Citing a favorable market and proximity to Space Force military bases, aerospace company True Anomaly announced Wednesday it will open a 90,000-square-foot plant at the Long Beach Airport to build its reconnaissance satellites.
At a press conference, Long Beach Mayor Rex Richardson commended the company executives who made the announcement about a year after the mayor and his team met with True Anomaly to pitch them on the city.
“We spent a lot of time just talking about the advantages and benefits of Long Beach,” Richardson recalled. “For example, today we’re 75 degrees, and what’s the temperature out in Denver? Seven? That’s an advantage.”
Founded in 2022, the Colorado startup has earned several multi-million dollar contracts in the defense sector, focused on developing spacecraft and piloting software for the military.
This is the company’s first facility in California; it currently is headquartered in Centennial, Colo. with another location in Colorado Springs. Between its three locations, the company wants to double its current 150 employees — 20 are already in Los Angeles County — in the next 18 months.
“We’re going to take our shot at companies like True Anomaly, to make sure that they can come here and bring 100 jobs that are going to pay a living wage,” Richardson said.
The company currently has thirteen local job openings, mostly for engineers.
Chief Financial Officer Mark Seidel said they hope to open the facility at airport-adjacent Douglas Park by next month, though construction will take up to a year to finish. Contracted by the federal Department of Defense, they are also investing in a second location locally for classified projects.

Most of the factory — about 70,000 square feet — will be open floor space to develop their brand of satellite, called Jackal. These satellites, CEO Even Rogers explained, are meant for reconnaissance, to protect U.S. spacecraft by watching and studying foreign objects that enter nearby orbit.

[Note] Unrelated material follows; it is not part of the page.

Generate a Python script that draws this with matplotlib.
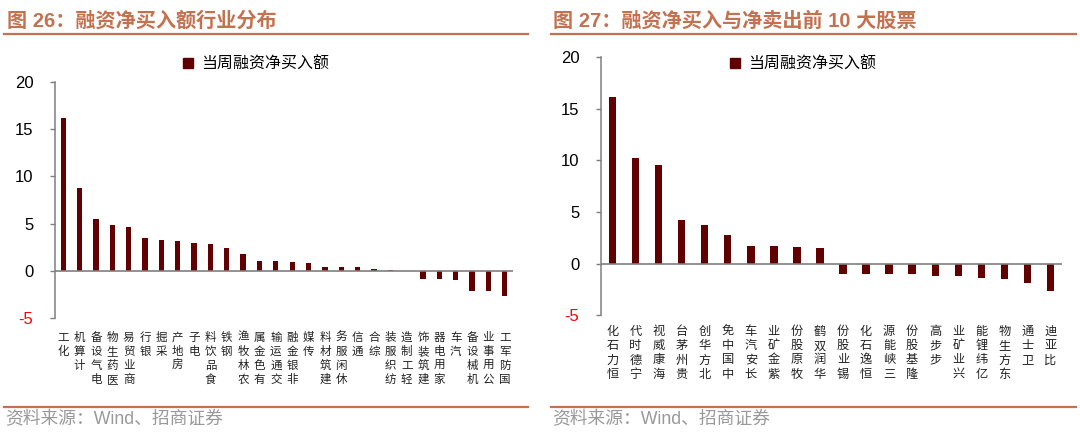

“This is what the Department of Defense calls space control,” Seidel said. “China and Russia are primary adversaries, and so we’re building what is needed to go deter the threat.”
Rogers compared it to a bodyguard service, using the example of colonial piracy necessitating the protection of maritime shipping lanes. When a threat pops up, a Jackal can quickly exit its orbital pattern, scout it out and return back.
“You’ve got to have someone come out there and control the shipping lanes, make sure piracy with other nefarious players, other countries, city-states, whatever, are not messing with your shipping,” Rogers explained. “So that’s what we’re doing.”
They also are developing an AI software called Mosaic, which operates the Jackal satellites.
The aerospace sector remains a major economic force in California: It ranks first in the nation for defense spending, and, with 771,000 jobs, it provides a nearly $190 billion economic impact statewide.
In Long Beach, eight new companies and 1,500 aerospace jobs — with another 2,000 expected by 2027 — have come about in the last two years. Today, Richardson estimates, more than seven million square feet of land citywide is used by the aerospace industry, either through manufacturing or research and development.
“We’ve been cited as one of the fastest-growing aerospace clusters in the entire United States,” Richardson said. “That’s why we call ourselves, ‘Space Beach.’”

True Anomaly’s four-acre campus is the latest of several aerospace, travel and satellite companies to park at 200-acre Douglas Park, much of which was left vacant by the Boeing Company’s production plant closure in 2015.
At the 2025 State of the City last month, Richardson announced Nikon’s plans to build a $100 million manufacturing plant in Long Beach; and last May, Hawthorne-based SpaceX renewed its lease in the Port of Long Beach for docking vessels and storage.
Other aerospace companies continue their work at the airport, including Rocket Lab — which celebrated its 60th launch on Tuesday — as well as Ampaire Inc., SpinLaunch, Vast and Relativity Space, which develops 3D-printed rockets.
The decision to move to Long Beach made sense, Rogers said, given its proximity to Space Systems Command in El Segundo and Vandenberg Space Force Base near Lompoc, Calif.
“Expanding to Southern California is a logical next step for True Anomaly,” Rogers said. “Long Beach has a deep history tied to aerospace and we’re currently at the forefront of historic innovations in the defense sector.”